Could the lines from the start of the data through the line with "const captions = ['(a)" be set down exactly, with no pictures among them?
..........
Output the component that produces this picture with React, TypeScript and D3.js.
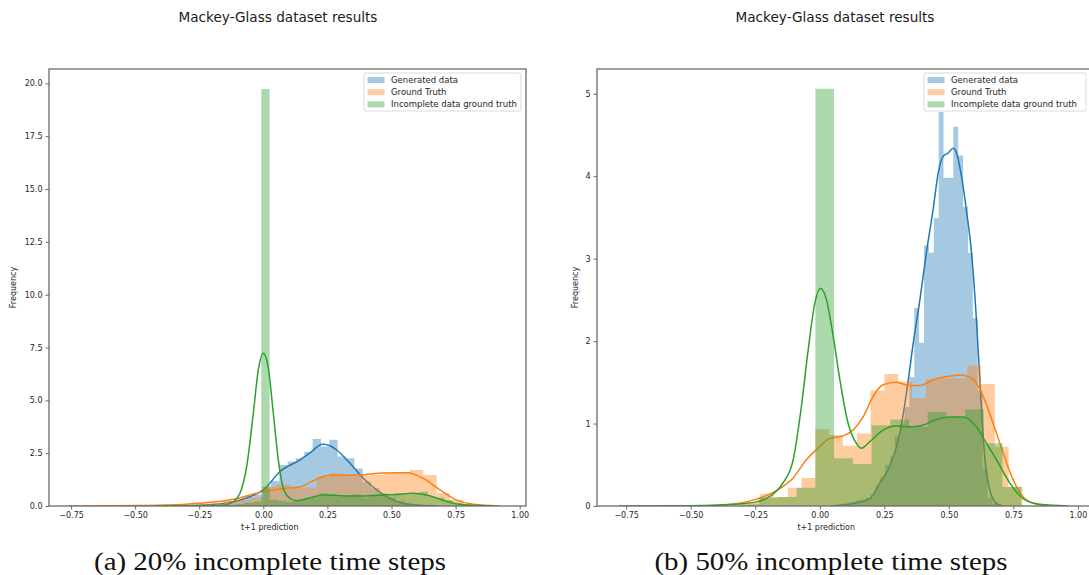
import React, { useRef, useEffect } from 'react'
import * as d3 from 'd3'

const titleText = 'Mackey-Glass dataset results'
const seriesNames = ['Generated data', 'Ground Truth', 'Incomplete data ground truth']
const seriesColors = ['#1f77b4', '#ff7f0e', '#2ca02c']
const xTickValues = [-0.75, -0.5, -0.25, 0, 0.25, 0.5, 0.75, 1.0]
const leftYTicks = [0, 2.5, 5, 7.5, 10, 12.5, 15, 17.5, 20]
const rightYTicks = [0, 1, 2, 3, 4, 5]
const captions = ['(a) 20% incomplete time steps', '(b) 50% incomplete time steps']

// ---- (a) 20% : histograms (bin start, bin width, heights) ----
const leftBlueStart = -0.165
const leftBlueWidth = 0.0325
const leftBlueHeights = [0.1, 0.2, 0.3, 0.45, 0.55, 0.9, 1.2, 1.94, 2.1, 2.26, 2.57, 3.17, 2.81, 3.13, 2.34, 2.26, 1.78, 1.15, 0.84, 0.6, 0.4, 0.25, 0.15, 0.1, 0.05, 0.03]

const leftOrangeStart = -0.364
const leftOrangeWidth = 0.052
const leftOrangeHeights = [0.04, 0.08, 0.12, 0.15, 0.25, 0.3, 0.4, 0.92, 1.0, 0.85, 0.88, 1.39, 1.55, 1.5, 1.42, 1.48, 1.55, 1.58, 1.7, 1.47, 0.6, 0.28, 0.1, 0.04]

const leftGreenStart = -0.138
const leftGreenWidth = 0.0325
const leftGreenHeights = [0.05, 0.1, 0.15, 0.2, 19.73, 0.3, 0.25, 0.2, 0.25, 0.35, 0.45, 0.6, 0.55, 0.45, 0.5, 0.55, 0.4, 0.5, 0.55, 0.5, 0.6, 0.55, 0.6, 0.68, 0.45, 0.4, 0.28, 0.15, 0.08]

// ---- (a) 20% : kde curves [x, density] ----
const leftBlueKde: [number, number][] = [[-0.35, 0], [-0.25, 0.03], [-0.117, 0.2], [-0.05, 0.45], [0, 0.76], [0.065, 1.63], [0.143, 2.18], [0.18, 2.49], [0.231, 2.92], [0.26, 2.85], [0.286, 2.65], [0.338, 2.02], [0.39, 1.31], [0.442, 0.76], [0.507, 0.28], [0.585, 0.05], [0.676, 0]]
const leftOrangeKde: [number, number][] = [[-0.76, 0], [-0.5, 0.02], [-0.3, 0.08], [-0.247, 0.13], [-0.117, 0.32], [0, 0.68], [0.091, 0.84], [0.143, 0.9], [0.195, 1.2], [0.26, 1.45], [0.377, 1.47], [0.468, 1.56], [0.559, 1.57], [0.624, 1.31], [0.689, 0.76], [0.754, 0.28], [0.819, 0.08], [0.923, 0]]
const leftGreenKde: [number, number][] = [[-0.42, 0], [-0.2, 0.01], [-0.15, 0.05], [-0.117, 0.2], [-0.091, 0.6], [-0.065, 1.86], [-0.039, 4.39], [-0.0195, 6.44], [0, 7.23], [0.0195, 6.52], [0.039, 4.39], [0.0585, 2.18], [0.078, 0.84], [0.104, 0.36], [0.13, 0.25], [0.182, 0.39], [0.234, 0.52], [0.299, 0.49], [0.377, 0.47], [0.455, 0.52], [0.52, 0.55], [0.585, 0.6], [0.637, 0.52], [0.689, 0.32], [0.741, 0.13], [0.793, 0.05], [0.897, 0]]

// ---- (b) 50% : histograms ----
const rightBlueStart = 0.0449
const rightBlueWidth = 0.0189
const rightBlueHeights = [0.01, 0.02, 0.03, 0.04, 0.05, 0.07, 0.08, 0.1, 0.15, 0.25, 0.35, 0.5, 0.6, 0.85, 1.0, 1.2, 1.56, 2.4, 1.98, 3.16, 3.07, 3.49, 4.78, 3.98, 3.98, 4.6, 4.25, 3.63, 3.07, 2.28, 1.4, 0.45, 0.1, 0.03]

const rightOrangeStart = -0.338
const rightOrangeWidth = 0.0535
const rightOrangeHeights = [0.04, 0.05, 0.15, 0.11, 0.22, 0.34, 0.93, 0.86, 0.73, 0.88, 1.4, 1.6, 1.51, 1.31, 1.54, 1.55, 1.55, 1.7, 1.48, 0.72, 0.23]

const rightGreenStart = -0.307
const rightGreenWidth = 0.0725
const rightGreenHeights = [0.02, 0.1, 0.11, 0.22, 5.06, 0.58, 0.51, 0.98, 1.05, 0.96, 1.14, 1.08, 1.17, 0.76, 0.23]

// ---- (b) 50% : kde curves ----
const rightBlueKde: [number, number][] = [[0.045, 0], [0.129, 0.03], [0.194, 0.09], [0.233, 0.28], [0.271, 0.48], [0.31, 0.88], [0.336, 1.37], [0.362, 1.97], [0.388, 2.5], [0.413, 3.07], [0.439, 3.59], [0.459, 4.04], [0.478, 4.24], [0.497, 4.28], [0.517, 4.34], [0.53, 4.28], [0.549, 4.0], [0.568, 3.59], [0.588, 3.07], [0.607, 2.26], [0.623, 1.37], [0.64, 0.56], [0.659, 0.19], [0.685, 0.03], [0.711, 0]]
const rightOrangeKde: [number, number][] = [[-0.504, 0], [-0.375, 0.01], [-0.284, 0.05], [-0.22, 0.11], [-0.155, 0.21], [-0.103, 0.34], [-0.052, 0.56], [0, 0.72], [0.039, 0.82], [0.09, 0.85], [0.129, 0.92], [0.168, 1.08], [0.207, 1.33], [0.245, 1.47], [0.297, 1.5], [0.349, 1.46], [0.388, 1.46], [0.439, 1.53], [0.491, 1.57], [0.543, 1.59], [0.594, 1.54], [0.633, 1.33], [0.672, 1.0], [0.711, 0.64], [0.749, 0.32], [0.788, 0.11], [0.84, 0.02], [0.891, 0]]
const rightGreenKde: [number, number][] = [[-0.778, 0], [-0.5, 0.003], [-0.336, 0.02], [-0.245, 0.05], [-0.187, 0.13], [-0.142, 0.28], [-0.103, 0.56], [-0.071, 1.21], [-0.045, 1.89], [-0.019, 2.46], [0.003, 2.64], [0.026, 2.5], [0.052, 2.06], [0.078, 1.53], [0.11, 1.0], [0.142, 0.76], [0.161, 0.7], [0.194, 0.78], [0.245, 0.92], [0.297, 0.97], [0.349, 0.96], [0.4, 0.98], [0.452, 1.05], [0.504, 1.08], [0.556, 1.08], [0.607, 0.96], [0.646, 0.76], [0.685, 0.56], [0.736, 0.28], [0.788, 0.09], [0.853, 0.02], [0.963, 0]]

interface Series { start: number, width: number, heights: number[], kde: [number, number][] }

interface PanelSpec {
  left: number, right: number, top: number, bottom: number
  xDomain: [number, number], yDomain: [number, number]
  yTicks: number[], yFormat: string, yLabelX: number
  series: Series[]
  titleX: number, captionX: number, captionW: number, caption: string
  legendX: number, legendW: number
  clipId: string
}

const panels: PanelSpec[] = [
  {
    left: 49, right: 526, top: 69, bottom: 506,
    xDomain: [-0.836, 1.0246], yDomain: [0, 20.68],
    yTicks: leftYTicks, yFormat: '.1f', yLabelX: 16,
    series: [
      { start: leftBlueStart, width: leftBlueWidth, heights: leftBlueHeights, kde: leftBlueKde },
      { start: leftOrangeStart, width: leftOrangeWidth, heights: leftOrangeHeights, kde: leftOrangeKde },
      { start: leftGreenStart, width: leftGreenWidth, heights: leftGreenHeights, kde: leftGreenKde }
    ],
    titleX: 278, captionX: 270, captionW: 352, caption: captions[0],
    legendX: 364, legendW: 157, clipId: 'clip-a'
  },
  {
    left: 597, right: 1090, top: 69, bottom: 506,
    xDomain: [-0.863, 1.047], yDomain: [0, 5.30],
    yTicks: rightYTicks, yFormat: 'd', yLabelX: 578,
    series: [
      { start: rightBlueStart, width: rightBlueWidth, heights: rightBlueHeights, kde: rightBlueKde },
      { start: rightOrangeStart, width: rightOrangeWidth, heights: rightOrangeHeights, kde: rightOrangeKde },
      { start: rightGreenStart, width: rightGreenWidth, heights: rightGreenHeights, kde: rightGreenKde }
    ],
    titleX: 835, captionX: 831, captionW: 353, caption: captions[1],
    legendX: 924, legendW: 162, clipId: 'clip-b'
  }
]

const sans = 'DejaVu Sans, sans-serif'

function drawPanel (svgEl: SVGSVGElement, p: PanelSpec) {
  const svg = d3.select(svgEl)
  const x = d3.scaleLinear().domain(p.xDomain).range([p.left, p.right])
  const y = d3.scaleLinear().domain(p.yDomain).range([p.bottom, p.top])

  svg.append('defs').append('clipPath').attr('id', p.clipId)
    .append('rect')
    .attr('x', p.left).attr('y', p.top)
    .attr('width', p.right - p.left).attr('height', p.bottom - p.top)

  const body = svg.append('g').attr('clip-path', `url(#${p.clipId})`)
  const line = d3.line<[number, number]>()
    .x(d => x(d[0]))
    .y(d => y(d[1]))
    .curve(d3.curveMonotoneX)
  // histogram drawn as one stepped area so neighbouring bars don't leave seams
  const step = d3.area<[number, number]>()
    .x(d => x(d[0]))
    .y0(y(0))
    .y1(d => y(d[1]))
    .curve(d3.curveStepAfter)

  p.series.forEach((s, i) => {
    const pts: [number, number][] = s.heights.map((h, k) => [s.start + k * s.width, h] as [number, number])
    pts.unshift([s.start, 0])
    pts.push([s.start + s.heights.length * s.width, 0])
    body.append('path').datum(pts)
      .attr('d', step)
      .attr('fill', seriesColors[i])
      .attr('fill-opacity', 0.4)
    body.append('path').datum(s.kde)
      .attr('d', line)
      .attr('fill', 'none')
      .attr('stroke', seriesColors[i])
      .attr('stroke-width', 1.5)
  })

  // axes
  const xAxis = d3.axisBottom(x).tickValues(xTickValues).tickFormat(d3.format('.2f') as any).tickSize(3.5).tickPadding(2.5)
  const gx = svg.append('g').attr('transform', `translate(0,${p.bottom})`).call(xAxis)
  const yAxis = d3.axisLeft(y).tickValues(p.yTicks).tickFormat(d3.format(p.yFormat) as any).tickSize(3.5).tickPadding(3)
  const gy = svg.append('g').attr('transform', `translate(${p.left},0)`).call(yAxis)
  ;[gx, gy].forEach(g => {
    g.select('.domain').remove()
    g.attr('font-family', sans).attr('font-size', 8)
    g.selectAll('line').attr('stroke', '#444').attr('stroke-width', 0.8)
    g.selectAll('text').attr('fill', '#262626')
  })

  // spines
  svg.append('rect')
    .attr('x', p.left).attr('y', p.top)
    .attr('width', p.right - p.left).attr('height', p.bottom - p.top)
    .attr('fill', 'none').attr('stroke', '#6a6a6a').attr('stroke-width', 1.3)

  // axis labels
  svg.append('text')
    .attr('x', x(0.025))
    .attr('y', 530)
    .attr('text-anchor', 'middle')
    .attr('font-family', sans).attr('font-size', 8).attr('fill', '#262626')
    .text('t+1 prediction')
  svg.append('text')
    .attr('transform', `translate(${p.yLabelX},${(p.top + p.bottom) / 2}) rotate(-90)`)
    .attr('text-anchor', 'middle')
    .attr('font-family', sans).attr('font-size', 8).attr('fill', '#262626')
    .text('Frequency')

  // legend
  const lg = svg.append('g').attr('transform', `translate(${p.legendX},73)`)
  lg.append('rect')
    .attr('width', p.legendW).attr('height', 38).attr('rx', 2)
    .attr('fill', '#fff').attr('fill-opacity', 0.8)
    .attr('stroke', '#d0d0d0').attr('stroke-width', 0.8)
  seriesNames.forEach((name, i) => {
    const row = lg.append('g').attr('transform', `translate(0,${7 + i * 12.2})`)
    row.append('rect')
      .attr('x', 3.5).attr('y', -3).attr('width', 17).attr('height', 6)
      .attr('fill', seriesColors[i]).attr('fill-opacity', 0.4)
    row.append('text')
      .attr('x', 27).attr('dy', '0.35em')
      .attr('font-family', sans).attr('font-size', 8.5).attr('fill', '#262626')
      .text(name)
  })

  // title and caption
  svg.append('text')
    .attr('x', p.titleX).attr('y', 21.5)
    .attr('text-anchor', 'middle')
    .attr('font-family', sans).attr('font-size', 13.6).attr('fill', '#1a1a1a')
    .text(titleText)
  svg.append('text')
    .attr('x', p.captionX - p.captionW / 2).attr('y', 570)
    .attr('textLength', p.captionW).attr('lengthAdjust', 'spacingAndGlyphs')
    .attr('font-family', "'Liberation Serif', 'Times New Roman', serif").attr('font-size', 26).attr('fill', '#111')
    .text(p.caption)
}

export default function App () {
  const ref = useRef<SVGSVGElement>(null)

  useEffect(() => {
    if (ref.current === null) return
    const el = ref.current
    d3.select(el).selectAll('*').remove()
    panels.forEach(p => drawPanel(el, p))
  }, [])

  return (
    <svg ref={ref} width={1089} height={575}
      style={{ position: 'absolute', left: 0, top: 0, background: '#fff', display: 'block' }} />
  )
}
..........
• OUTPUT FOR THIS TASK
Output the component that produces this picture with React, TypeScript and D3.js.
import React, { useRef, useEffect } from 'react'
import * as d3 from 'd3'

const titleText = 'Mackey-Glass dataset results'
const seriesNames = ['Generated data', 'Ground Truth', 'Incomplete data ground truth']
const seriesColors = ['#1f77b4', '#ff7f0e', '#2ca02c']
const xTickValues = [-0.75, -0.5, -0.25, 0, 0.25, 0.5, 0.75, 1.0]
const leftYTicks = [0, 2.5, 5, 7.5, 10, 12.5, 15, 17.5, 20]
const rightYTicks = [0, 1, 2, 3, 4, 5]
const captions = ['(a) 20% incomplete time steps', '(b) 50% incomplete time steps']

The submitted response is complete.